An Albanian court sentenced former Interior Minister Saimir Tahiri to a three-year suspended sentence for abuse of power on Thursday, but cleared him of the more serious charges of drug trafficking.
Prosecutors wanted Tahiri, who was one of Prime Minister Edi Rama’s closest associates, to be jailed for 12 years on charges of corruption, drug trafficking and forming part of a criminal group. The Serious Crime Court dropped those three charges, but sentenced him to 5 years in prison for abuse of office. The sentence was reduced to 3 years and 4 months due to Tahiri opting for an abbreviated trial, which allows for a reduction in jail time.
However, the court decided to put Tahiri on probation for three years, so he will not have to go to prison.
“The court said that I am not a criminal or drug trafficker and that I am not part of a criminal group, but declared me guilty of abuse of power because I used the same vehicle with some cousins,” Tahiri said after the verdict.
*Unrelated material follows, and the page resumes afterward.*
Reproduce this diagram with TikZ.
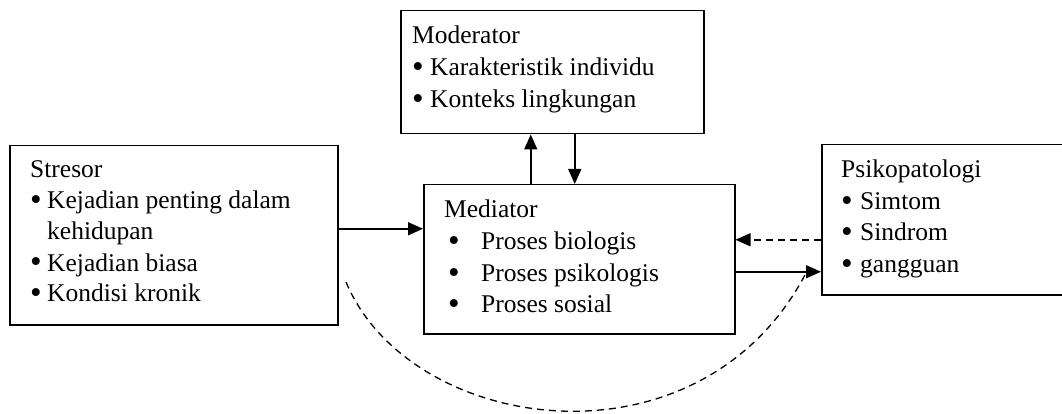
\documentclass[tikz,border=0pt]{standalone}
\usepackage{fontspec}
\setmainfont{Liberation Serif}
\usetikzlibrary{arrows.meta}
\newcommand{\bul}{\raisebox{-2pt}{\scalebox{1.3}{\textbullet}}}
\begin{document}
\begin{tikzpicture}[x=1pt,y=-1pt,
  box/.style={draw, line width=1.5pt, inner sep=0pt, anchor=north west},
  txt/.style={anchor=base west, inner sep=0pt},
  arr/.style={line width=1.5pt, -{Triangle[length=15pt,width=13pt]}},
  darr/.style={arr, dash pattern=on 7pt off 5pt},
  dline/.style={line width=1.3pt, dash pattern=on 7pt off 5pt},
]
\useasboundingbox (0,0) rectangle (1062,414);

% boxes
\node[box, minimum width=328pt, minimum height=179pt] (stresor) at (9,145) {};
\node[box, minimum width=303pt, minimum height=123pt] (moderator) at (400,10) {};
\node[box, minimum width=311pt, minimum height=149pt] (mediator) at (423,184) {};
\node[box, minimum width=246pt, minimum height=150pt] (psiko) at (821,144) {};

% texts
\node[txt, font=\fontsize{25.5}{31}\selectfont] (tstresor) at (30,178) {%
  \begin{tabular}[t]{@{}l@{}l@{}}
  \multicolumn{2}{@{}l@{}}{Stresor}\\
  \makebox[17pt][l]{\bul}&Kejadian penting dalam\\
  &kehidupan\\
  \makebox[17pt][l]{\bul}&Kejadian biasa\\
  \makebox[17pt][l]{\bul}&Kondisi kronik
  \end{tabular}};
\node[txt, font=\fontsize{25.5}{32}\selectfont] (tmoderator) at (412,44) {%
  \begin{tabular}[t]{@{}l@{}l@{}}
  \multicolumn{2}{@{}l@{}}{Moderator}\\
  \makebox[18pt][l]{\bul}&Karakteristik individu\\
  \makebox[18pt][l]{\bul}&Konteks lingkungan
  \end{tabular}};
\node[txt, font=\fontsize{25.5}{31.5}\selectfont] (tmediator) at (444,218) {%
  \begin{tabular}[t]{@{}l@{}l@{}}
  \multicolumn{2}{@{}l@{}}{Mediator}\\
  \makebox[37pt][l]{\hspace{4pt}\bul}&Proses biologis\\
  \makebox[37pt][l]{\hspace{4pt}\bul}&Proses psikologis\\
  \makebox[37pt][l]{\hspace{4pt}\bul}&Proses sosial
  \end{tabular}};
\node[txt, font=\fontsize{25.5}{31.5}\selectfont] (tpsiko) at (841,178) {%
  \begin{tabular}[t]{@{}l@{}l@{}}
  \multicolumn{2}{@{}l@{}}{Psikopatologi}\\
  \makebox[19pt][l]{\bul}&Simtom\\
  \makebox[19pt][l]{\bul}&Sindrom\\
  \makebox[19pt][l]{\bul}&gangguan
  \end{tabular}};

% connectors
\coordinate (s1) at ([yshift=6.5pt]stresor.east);
\draw[arr] (s1) -- (s1 -| mediator.west);
\coordinate (m1) at ([xshift=-48.5pt]mediator.north);
\draw[arr] (m1) -- (m1 |- moderator.south);
\coordinate (m2) at ([xshift=22.5pt]moderator.south);
\draw[arr] (m2) -- (m2 |- mediator.north);
\coordinate (p1) at ([yshift=-20pt]psiko.west);
\draw[darr] (p1) -- (p1 -| mediator.east);
\coordinate (p2) at ([yshift=-52pt]psiko.west);
\draw[arr] (p2 -| mediator.east) -- (p2);
\coordinate (c0) at (346,282);
\coordinate (c1) at (806,273);
\draw[dline] (c0) .. controls (410,435) and (700,476) .. (c1);
\end{tikzpicture}
\end{document}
Tahiri’s name emerged during the course of an investigation into the activities of the Habilaj drug gang which found that one of its leaders, Moisi Habilaj, who is a distant cousin of Tahiri, was using a car owned by the MP to make suspect trips.
Tahiri sold the car to Artan Habilaj, Moisi Habilaj’s brother in 2013 and admits using it again in 2014, but denies ever being in the car with Artan Habilaj or knowing that it was used for illegal activities. This was refuted by prosecutors who said they have evidence that in 2014 Tahiri and Habilaj drove together from Greece to Albania.
According to Italian police, Moisi Habilaj was later recorded on a wiretap saying that someone named Tahiri will receive 30,000 euro as well as bracelets for his wife and mother, and then a further sum of five million euro a month later.
Days later in a follow-up raid by Albanian police in Valona in the south of the country, four tonnes of marijuana were seized and the property owner, Armando Kacerri, who is suspected of being part of the Habilaj gang, was arrested.
The lenient sentence has been met with outrage from the Albanian opposition, who have long accused the Rama government of corruption and ties to organised crime.
Leader of the opposition Democratic Party Lulzim Basha called the verdict “shameful”, adding that “justice in Albania is hostage to Edi Rama and Edi Rama is hostage to the crime.”
“There won’t be justice in Albania as long as Edi Rama heads the government, the criminals and powerful will be untouchable, Albania will remain hostage to crime and Albanians will be poorer and jobless.”
The US embassy in Albania cautiously welcomed to the verdict as a sign of the “growing independence of the judiciary and the beginning of the end of impunity for the well-connected” but called the sentence “discouraging given the seriousness of the charges.”
“Those who abuse the public trust and violate the law should face meaningful consequences,” the statement added.
The ruling comes a month before an EU Council meeting to decide if the EU should start accession talks with Albania.